Clearly, CMOs will need to work closely with CIOs to optimize the business value derived from the IoT. In addition, Sadin says, the IoT should bring product and marketing teams closer than they typically are today. (According to a statistic shared at the SiriusDecisions Summit in March, 90% of B2B marketing departments are not fully integrated into their company’s product development cycle.)

“By and large, marketers are as uncomfortable strolling over to the product area as they would be wandering around a factory floor,” Sadin says. “But in an IoT world, the product team is a valuable source of customer listening for marketers, not only on the back end of a purchase, but also on the front end of a product’s next iteration.”

Before approaching IT, Sadin urges B2B marketers to think about what they already know about customers and what they’d like to find out…and how data from connected devices might be able to fill in the gaps.

“What would you, as a marketer, want to ‘ask’ the product? Capabilities for gathering this information could be built into the product, but only if the product folks knows what’s needed,” Sadin says.

But gathering all of this data is useless if IT can’t integrate it into the enterprise architecture and analytics teams can’t make sense of it.

“Ideally, IT, marketing and product teams should have a three-way conversation,” Sadin says. “Marketers need to ask product engineers, ‘Can you produce this data?’ If so, then they need to ask IT, ‘Can you capture it here and deliver it there?’ Then, the analytics team can speak to their ability to deliver the type of analyses marketing wants.”

This kind of collaboration won’t happen overnight.
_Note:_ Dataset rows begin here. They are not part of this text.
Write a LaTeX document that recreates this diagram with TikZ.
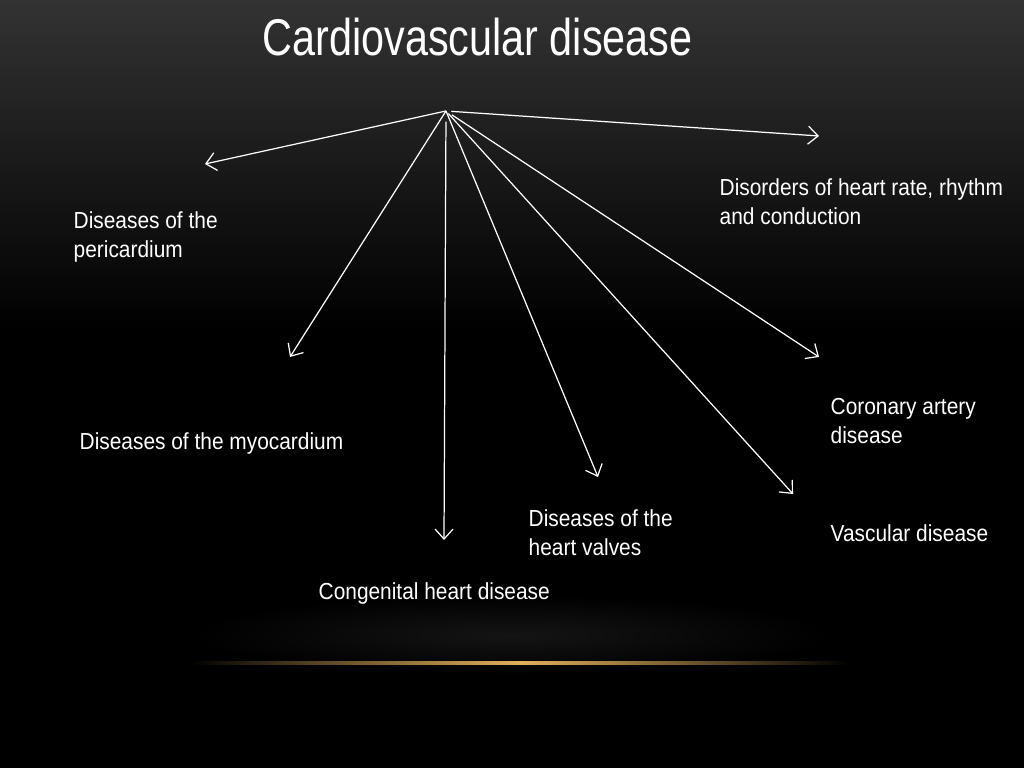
\documentclass[tikz,border=0pt]{standalone}
\usepackage{fontspec}
\setmainfont[FakeStretch=0.9]{Liberation Sans}
\newfontfamily\titlefont[FakeStretch=0.8]{Liberation Sans}
\usetikzlibrary{arrows.meta}
\definecolor{glowgold}{RGB}{226,176,92}
\tikzset{branch/.style={draw=white,line width=0.35pt,-{Straight Barb[length=1mm,width=1.8mm]}}}
\tikzset{topic/.style={text=white,font=\fontsize{6.6}{8.5}\selectfont,align=left,anchor=base west,inner sep=0pt}}

\begin{document}
\begin{tikzpicture}[x=0.01cm,y=-0.01cm]
\useasboundingbox (0,0) rectangle (1024,768);
\fill[black] (0,0) rectangle (1024,768);
\shade[top color=black!80!white,bottom color=black] (0,0) rectangle (1024,330);
\shade[inner color=black!92!white,outer color=black] (512,635) ellipse (320 and 40);
\shade[left color=black,right color=black,middle color=glowgold] (190,662) rectangle (850,665);

\node[text=white,font=\titlefont\fontsize{14.7}{17}\selectfont,anchor=base west,inner sep=0pt] (title) at (262,56) {Cardiovascular disease};

\coordinate (hub) at (446,111);
\coordinate (peri) at (205,164);
\coordinate (rate) at (819,136);
\coordinate (myo) at (290,357);
\coordinate (cong) at (444,540);
\coordinate (valve) at (598,477);
\coordinate (vasc) at (793,494);
\coordinate (coron) at (819,357);

\draw[branch] (hub) -- (peri);
\draw[branch,shorten <=1.5pt] (hub) -- (rate);
\draw[branch] (hub) -- (myo);
\draw[branch,shorten <=3pt] (hub) -- (cong);
\draw[branch] (hub) -- (valve);
\draw[branch,shorten <=1pt] (hub) -- (vasc);
\draw[branch,shorten <=2pt] (hub) -- (coron);

\node[topic] (pericardium) at (73,258) {Diseases of the\\pericardium};
\node[topic] (rhythm) at (719,225) {Disorders of heart rate, rhythm\\and conduction};
\node[topic] (myocardium) at (79,450) {Diseases of the myocardium};
\node[topic] (congenital) at (318,600) {Congenital heart disease};
\node[topic] (valves) at (528,556) {Diseases of the\\heart valves};
\node[topic] (coronary) at (830,444) {Coronary artery\\disease};
\node[topic] (vascular) at (830,542) {Vascular disease};
\end{tikzpicture}
\end{document}
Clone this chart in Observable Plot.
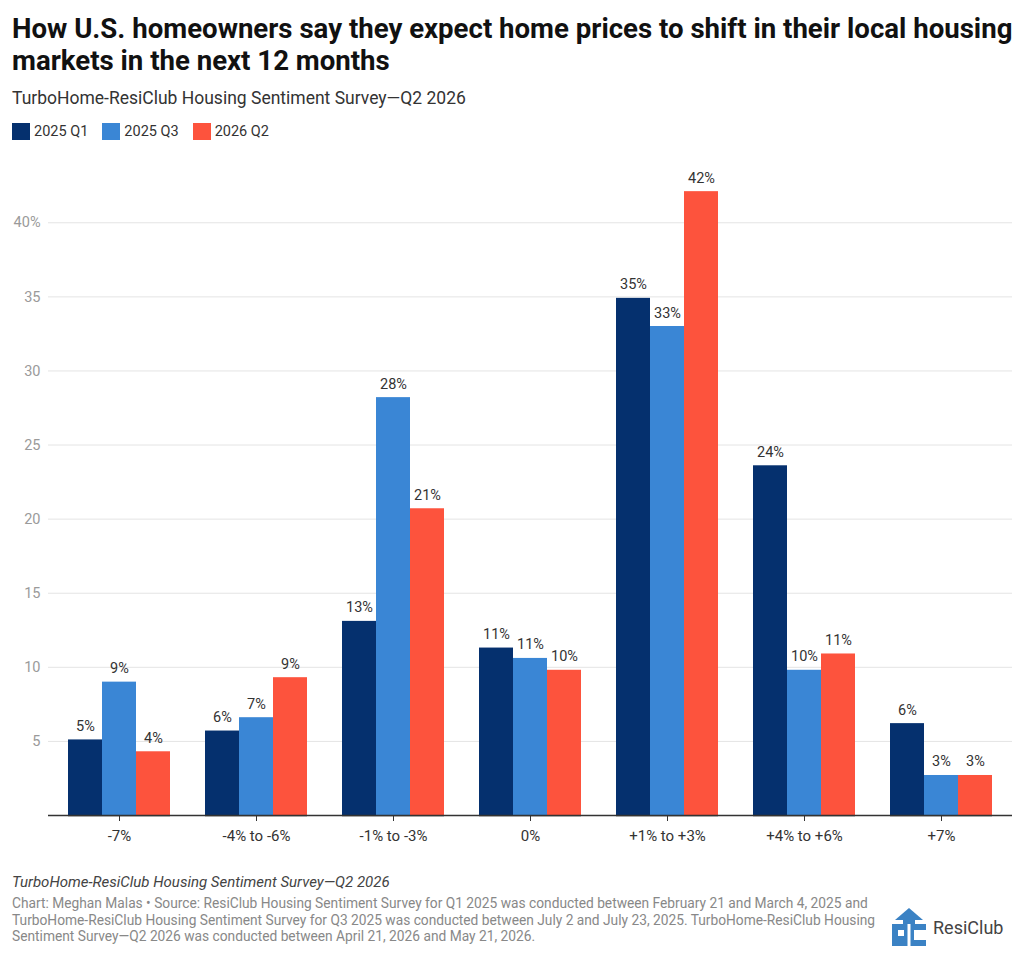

As Sadin notes, relationships are the hardest things to change. And this is true many times over in the IoT world, where the relationships in question aren’t only among people. Technologies need to be compatible and disparate data sets need to relate to each other; otherwise, one universal view of the customer will remain elusive for marketers.

As a vision, the IoT is irresistible. Its sparkling outcomes are seductively easy to imagine. We may want the rewards to magically appear, but the truth is that we have a lot of work to do – not the least of which is to recruit IT, product and analytics teams to pursue a complex customer analytics endeavor.

Yet, if helps us to do the right thing for our customers – by creating the right experience – it will be well worth it.